Turnover for the year to April 30 2012 was also up 40.2% to £1,041m as the company pushed up operating margins to 18.8%.
The numbers were a vindication of the firm’s strategy to buy prime land in and around the capital with £1bn of development space snapped-up in the wake of the banking crisis since 2009.
Berkeley bought another £311m worth of land last year and aims to boost the land bank by another 10% this year with a continued focus on prime sites in London and the South East.
The firm sold 3,565 homes last year at an average price of £280,000.
Chairman Tony Pidgley sounded a warning that house builders need to be encouraged to invest to help kick-start the economy.
He said: “The decision for businesses such as Berkeley to invest is finely balanced despite the sound long term fundamentals for residential property in London and the South East of England.

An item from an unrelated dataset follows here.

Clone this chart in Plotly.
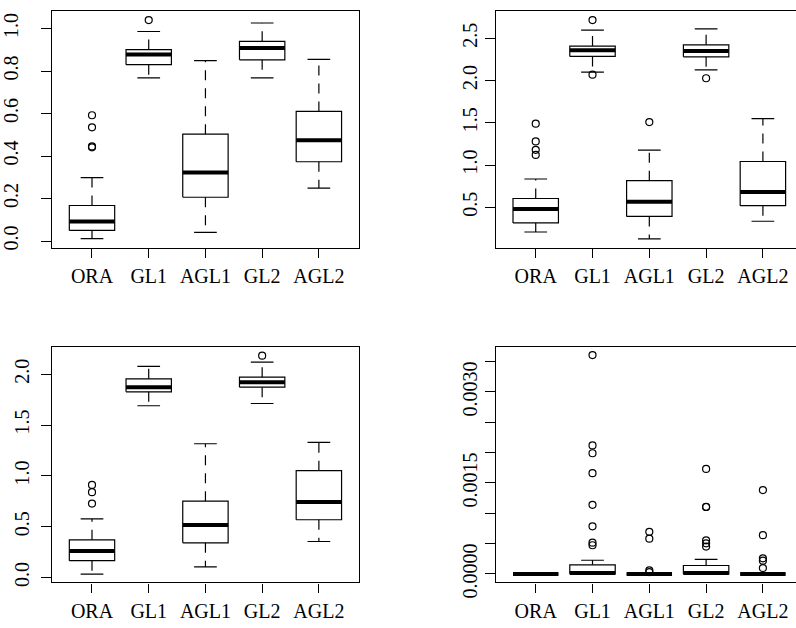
import plotly.graph_objects as go

categories = ["ORA", "GL1", "AGL1", "GL2", "AGL2"]

# Panel 1 (top-left)
p1_lower = [0.011, 0.768, 0.041, 0.768, 0.249]
p1_q1 = [0.050, 0.830, 0.206, 0.853, 0.373]
p1_med = [0.092, 0.878, 0.323, 0.908, 0.474]
p1_q3 = [0.167, 0.901, 0.503, 0.940, 0.610]
p1_upper = [0.298, 0.986, 0.849, 1.026, 0.855]
p1_out = [[0.592, 0.535, 0.445, 0.441], [1.040], [], [], []]
p1_ticks = [0.0, 0.2, 0.4, 0.6, 0.8, 1.0]
p1_ticktext = ["0.0", "0.2", "0.4", "0.6", "0.8", "1.0"]

# Panel 2 (top-right)
p2_lower = [0.208, 2.100, 0.127, 2.127, 0.335]
p2_q1 = [0.315, 2.285, 0.392, 2.281, 0.519]
p2_med = [0.481, 2.358, 0.565, 2.350, 0.681]
p2_q3 = [0.604, 2.408, 0.815, 2.423, 1.042]
p2_upper = [0.835, 2.596, 1.177, 2.612, 1.550]
p2_out = [[1.49, 1.28, 1.18, 1.12], [2.715, 2.069], [1.508], [2.027], []]
p2_ticks = [0.5, 1.0, 1.5, 2.0, 2.5]
p2_ticktext = ["0.5", "1.0", "1.5", "2.0", "2.5"]

# Panel 3 (bottom-left)
p3_lower = [0.035, 1.690, 0.105, 1.712, 0.355]
p3_q1 = [0.166, 1.827, 0.342, 1.872, 0.569]
p3_med = [0.262, 1.872, 0.518, 1.920, 0.744]
p3_q3 = [0.371, 1.955, 0.751, 1.971, 1.051]
p3_upper = [0.578, 2.077, 1.316, 2.118, 1.329]
p3_out = [[0.911, 0.840, 0.728], [], [], [2.182], []]
p3_ticks = [0.0, 0.5, 1.0, 1.5, 2.0]
p3_ticktext = ["0.0", "0.5", "1.0", "1.5", "2.0"]

# Panel 4 (bottom-right)
p4_lower = [0.0, 0.0, 0.0, 0.0, 0.0]
p4_q1 = [0.0, 0.000002, 0.0, 0.000002, 0.0]
p4_med = [0.0, 0.000016, 0.0, 0.000016, 0.0]
p4_q3 = [0.000003, 0.000150, 0.000008, 0.000140, 0.000006]
p4_upper = [0.000006, 0.000226, 0.000015, 0.000242, 0.000012]
p4_out = [[],
          [0.003607, 0.002118, 0.001989, 0.001661, 0.001140, 0.000785, 0.000516, 0.000473],
          [0.000694, 0.000581, 0.000059, 0.000032],
          [0.001731, 0.001107, 0.001104, 0.000554, 0.000505, 0.000452],
          [0.001382, 0.000640, 0.000258, 0.000220, 0.000097]]
p4_ticks = [0.0, 0.0005, 0.0010, 0.0015, 0.0020, 0.0025, 0.0030, 0.0035]
p4_ticktext = ["0.0000", "", "", "0.0015", "", "", "0.0030", ""]

panels = [
    (p1_lower, p1_q1, p1_med, p1_q3, p1_upper, p1_out),
    (p2_lower, p2_q1, p2_med, p2_q3, p2_upper, p2_out),
    (p3_lower, p3_q1, p3_med, p3_q3, p3_upper, p3_out),
    (p4_lower, p4_q1, p4_med, p4_q3, p4_upper, p4_out),
]

W, H = 796, 628
BOXW = 0.4
STAPLE = 0.2
LW = 1.2

fig = go.Figure()

for k, (lo, q1, md, q3, up, outs) in enumerate(panels):
    xa = "x" if k == 0 else f"x{k+1}"
    ya = "y" if k == 0 else f"y{k+1}"
    pos = list(range(1, len(categories) + 1))
    # whiskers (dashed)
    wx, wy = [], []
    for i, p in enumerate(pos):
        wx += [p, p, None, p, p, None]
        wy += [q3[i], up[i], None, q1[i], lo[i], None]
    fig.add_trace(go.Scatter(x=wx, y=wy, mode="lines", xaxis=xa, yaxis=ya,
                             line=dict(color="black", width=LW, dash="10px,8px"),
                             showlegend=False, hoverinfo="skip"))
    # staples
    sx, sy = [], []
    for i, p in enumerate(pos):
        sx += [p - STAPLE, p + STAPLE, None, p - STAPLE, p + STAPLE, None]
        sy += [up[i], up[i], None, lo[i], lo[i], None]
    fig.add_trace(go.Scatter(x=sx, y=sy, mode="lines", xaxis=xa, yaxis=ya,
                             line=dict(color="black", width=LW),
                             showlegend=False, hoverinfo="skip"))
    # boxes
    bx, by = [], []
    for i, p in enumerate(pos):
        bx += [p - BOXW, p + BOXW, p + BOXW, p - BOXW, p - BOXW, None]
        by += [q1[i], q1[i], q3[i], q3[i], q1[i], None]
    fig.add_trace(go.Scatter(x=bx, y=by, mode="lines", xaxis=xa, yaxis=ya,
                             line=dict(color="black", width=LW),
                             showlegend=False, hoverinfo="skip"))
    # medians
    mx, my = [], []
    for i, p in enumerate(pos):
        mx += [p - BOXW, p + BOXW, None]
        my += [md[i], md[i], None]
    fig.add_trace(go.Scatter(x=mx, y=my, mode="lines", xaxis=xa, yaxis=ya,
                             line=dict(color="black", width=4),
                             showlegend=False, hoverinfo="skip"))
    # outliers
    ox, oy = [], []
    for i, p in enumerate(pos):
        for v in outs[i]:
            ox.append(p)
            oy.append(v)
    fig.add_trace(go.Scatter(x=ox, y=oy, mode="markers", xaxis=xa, yaxis=ya,
                             marker=dict(symbol="circle-open", size=7,
                                         color="black", line=dict(width=1.2)),
                             showlegend=False, hoverinfo="skip"))

font = dict(family="Liberation Serif", size=20, color="black")

def px(xp):
    return xp / W

def py(yp):
    return 1 - yp / H

# geometry (pixels)
L_left, L_right = 45.7, 354.7
R_left = 493.3
top_row = (11.7, 254.0)
bot_row = (355.7, 597.7)
unit = 57.3

xdefs = [
    dict(domain=[px(L_left), px(L_right)], range=[0.3, 5.7], mirror=True),
    dict(domain=[px(R_left), 1.0], range=[0.3, 0.3 + (W - R_left) / unit], mirror=True),
    dict(domain=[px(L_left), px(L_right)], range=[0.3, 5.7], mirror=True),
    dict(domain=[px(R_left), 1.0], range=[0.3, 0.3 + (W - R_left) / unit], mirror=True),
]
ydefs = [
    dict(domain=[py(top_row[1]), py(top_row[0])], range=[-0.0307, 1.0807],
         tickvals=p1_ticks, ticktext=p1_ticktext, mirror=True, standoff=15),
    dict(domain=[py(top_row[1]), py(top_row[0])], range=[0.024, 2.818],
         tickvals=p2_ticks, ticktext=p2_ticktext, mirror=False, standoff=0),
    dict(domain=[py(bot_row[1]), py(bot_row[0])], range=[-0.048, 2.271],
         tickvals=p3_ticks, ticktext=p3_ticktext, mirror=True, standoff=4),
    dict(domain=[py(bot_row[1]), py(bot_row[0])], range=[-0.00014, 0.003746],
         tickvals=p4_ticks, ticktext=p4_ticktext, mirror=False, standoff=0),
]

layout = dict(width=W, height=H, margin=dict(l=0, r=0, t=0, b=0),
              paper_bgcolor="white", plot_bgcolor="white", showlegend=False)

for k in range(4):
    xk = "xaxis" if k == 0 else f"xaxis{k+1}"
    yk = "yaxis" if k == 0 else f"yaxis{k+1}"
    ya = "y" if k == 0 else f"y{k+1}"
    xa = "x" if k == 0 else f"x{k+1}"
    xd = xdefs[k]
    yd = ydefs[k]
    layout[xk] = dict(domain=xd["domain"], range=xd["range"], anchor=ya,
                      tickvals=list(range(1, len(categories) + 1)), ticktext=categories,
                      showline=True, mirror=xd["mirror"], linecolor="black", linewidth=LW,
                      ticks="outside", ticklen=9, tickwidth=LW, tickcolor="black",
                      ticklabelstandoff=1,
                      showgrid=False, zeroline=False, tickfont=font, fixedrange=True)
    layout[yk] = dict(domain=yd["domain"], range=yd["range"], anchor=xa,
                      tickvals=yd["tickvals"], ticktext=yd["ticktext"],
                      showline=True, mirror=yd["mirror"], linecolor="black", linewidth=LW,
                      ticks="outside", ticklen=10, tickwidth=LW, tickcolor="black",
                      tickangle=-90, ticklabelstandoff=yd["standoff"],
                      showgrid=False, zeroline=False, tickfont=font, fixedrange=True)

fig.update_layout(**layout)
fig.write_html("out.html")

“Growth requires a stable political and economic environment with well-considered policies that welcome inward investment and give businesses the confidence to invest and grow; it is essential that London’s competitiveness on a world stage is preserved.
“Unnecessary bureaucracy, over-zealous regulation and taxation policy, and a negative rhetoric that undermines confidence, create barriers to the delivery of new housing which will pose an unwelcome drag on growth.
“Indeed, there are indications across the wider industry that the recent upturn in construction levels is beginning to stagnate.”
Berkeley reconfirmed its plan to return £13 per share to shareholders by 2021.